11 October 2005

Oiconomics

I'm starting to get into this neologism thing. Today's word is oiconomics. I thought I had coined this but discover that it's not so. or at least that I am not original in doing so. I am writing something at the moment under the working title of "Culture Jamming Liturgy" [I think I've mentioned it before]. I want to examine the place of advertising in God's purposes and so the word oiconomy came along as a shorthand for ... well all this stuff....
I'm taking this little-used word to mean the way that we manage the economic, political and social systems of the world in relation to God's purposes. (I have found the word being used before in the sense of commenting on the etymology of 'economics' in relation to biblical teaching, here for example). We might think of it as God's economy where 'economy' is wider than a monetary idea but includes the way that supply, demand, provision, welfare services, community and so forth all interact in God's provision and human cooperation or subversion.
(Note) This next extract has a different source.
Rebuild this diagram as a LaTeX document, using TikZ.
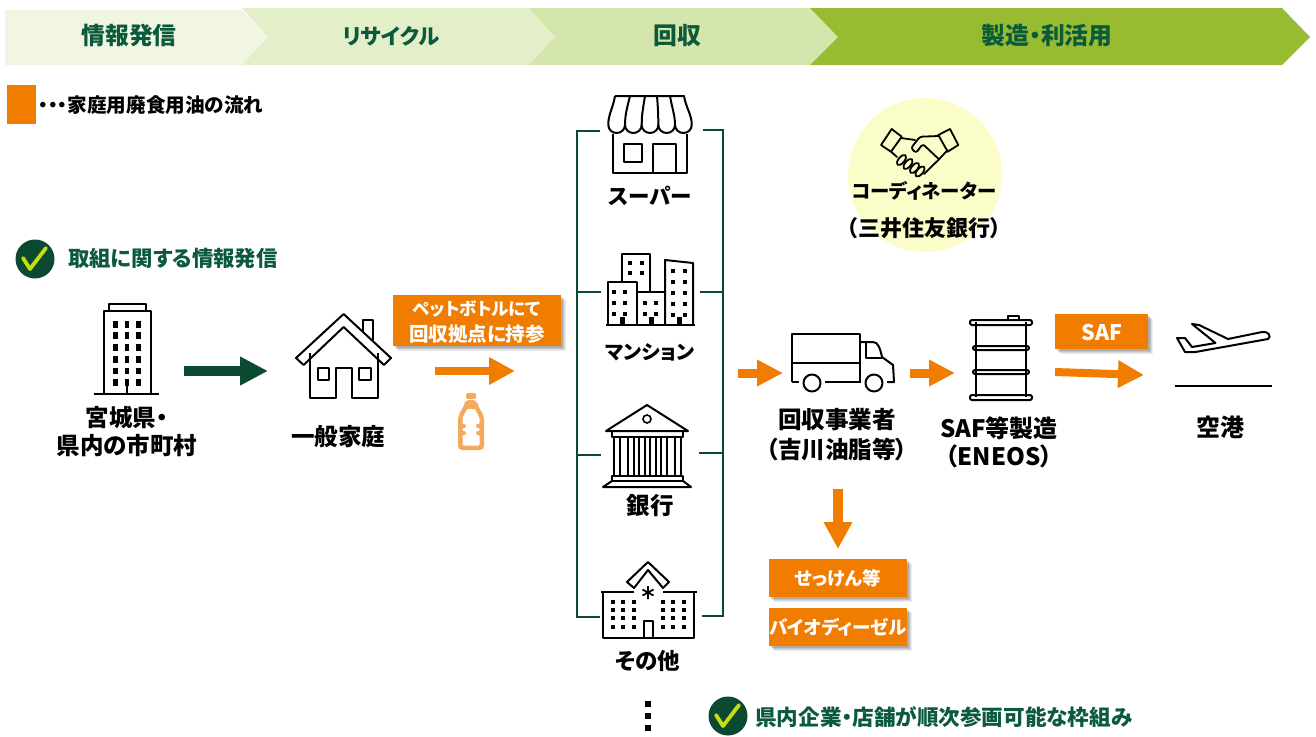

It might be helpful to think of oiconomics as the study of God's provision in relation to human systems.
Oikos is the old Greek word for a house or household. And oikonomos would be the way that a household is governed, managed or stewarded. In this case the household is extended greatly to includes the whole world. A related word, etymologically, is 'ecology' or 'oicology' with its sense of things working together in a system. It would be good to capture also that sense of system and working together in 'oiconomics'.